There are two ways to interpret this: (i) Select $k$ boxes randomly at the start, and break them all open. (ii) Select a random, unopened box, and open all the boxes that you can. Do this $k$ times. The answer to (ii) is just the probability that a permutation consists of $k$ or fewer cycles; the answer to (i) is more complicated. Which did you have in mind? –  TonyK Oct 19 '11 at 6:43

5 Answers 5

up vote 3 down vote accepted

Assume, without loss of generality, that the $k$ random boxes contain keys numbered $1, 2, \ldots, k$. Accordingly, let $S(n,k)$ be the set of all permutations on $n$ elements such that each cycle has at least one of $1, 2, \ldots, k$. None of the permutations in $S(n+1,k)$ can have $n+1$ as a singleton cycle; thus each permutation in $S(n+1,k)$ must be obtained by inserting $n+1$ into a cycle in a permutation in $S(n,k)$. For each permutation in $S(n,k)$, there are $n$ ways to insert $n+1$ into one of its cycles; i.e., after each of the $n$ elements when the permutation is expressed as the product of disjoint cycles.
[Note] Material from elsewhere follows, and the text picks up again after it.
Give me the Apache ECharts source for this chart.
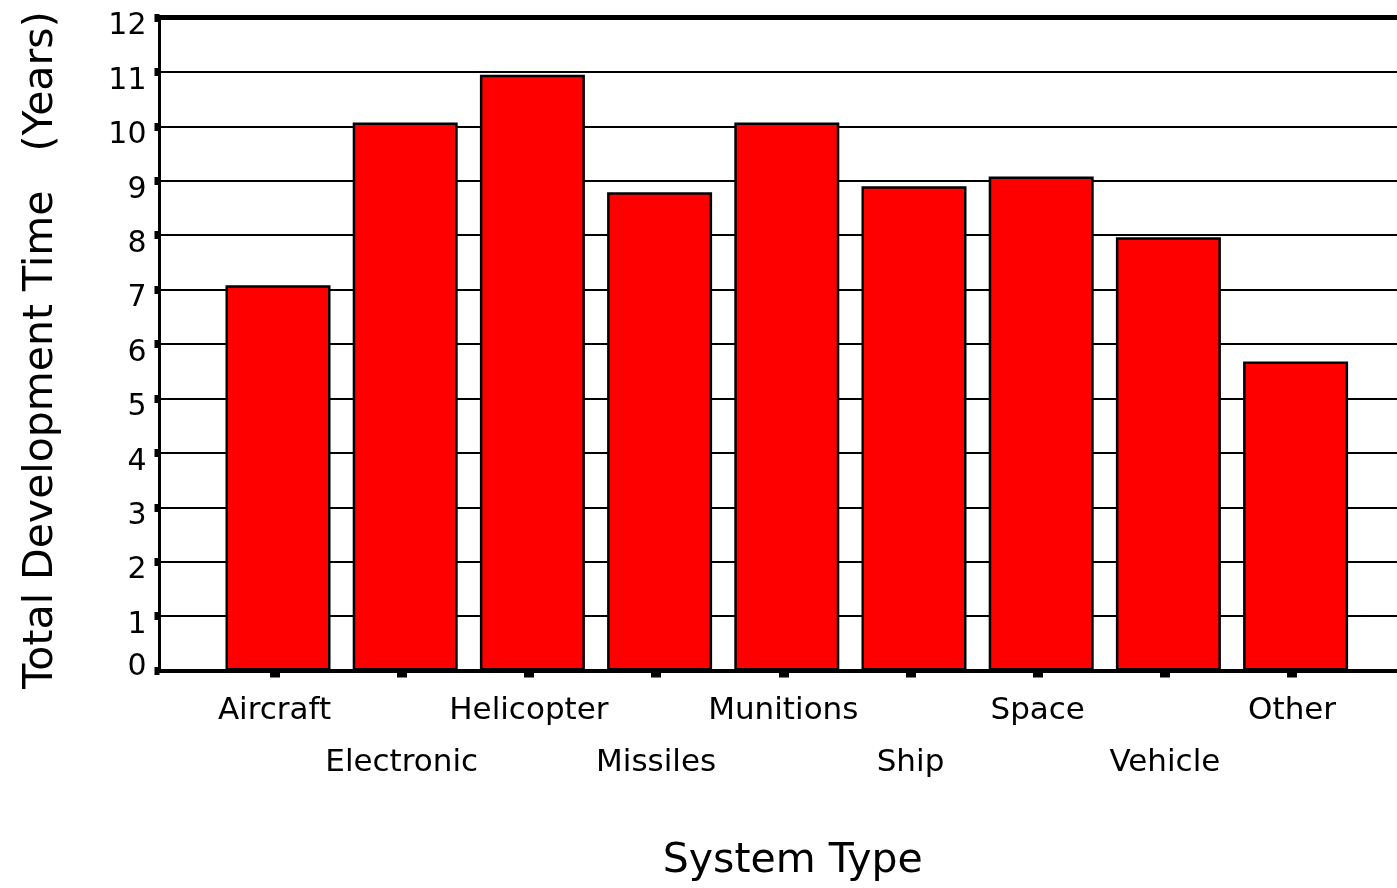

Thus $S(n+1,k) = n S(n,k)$. Since $S(k,k) = k!$, we have $S(n,k) = k! k (k+1) \cdots (n-1) = k (n-1)!$, and so the probability that we can open all boxes is $$\frac{S(n,k)}{n!} = \frac{k}{n}.$$

(The recurrence $S(n+1,k) = n S(n,k)$ is like the recurrence for the Stirling numbers of the first kind $s(n+1,k) = n s(n,k) + s(n,k-1)$ without the second term, as the second term comes from permutations in which $n+1$ forms its own cycle.)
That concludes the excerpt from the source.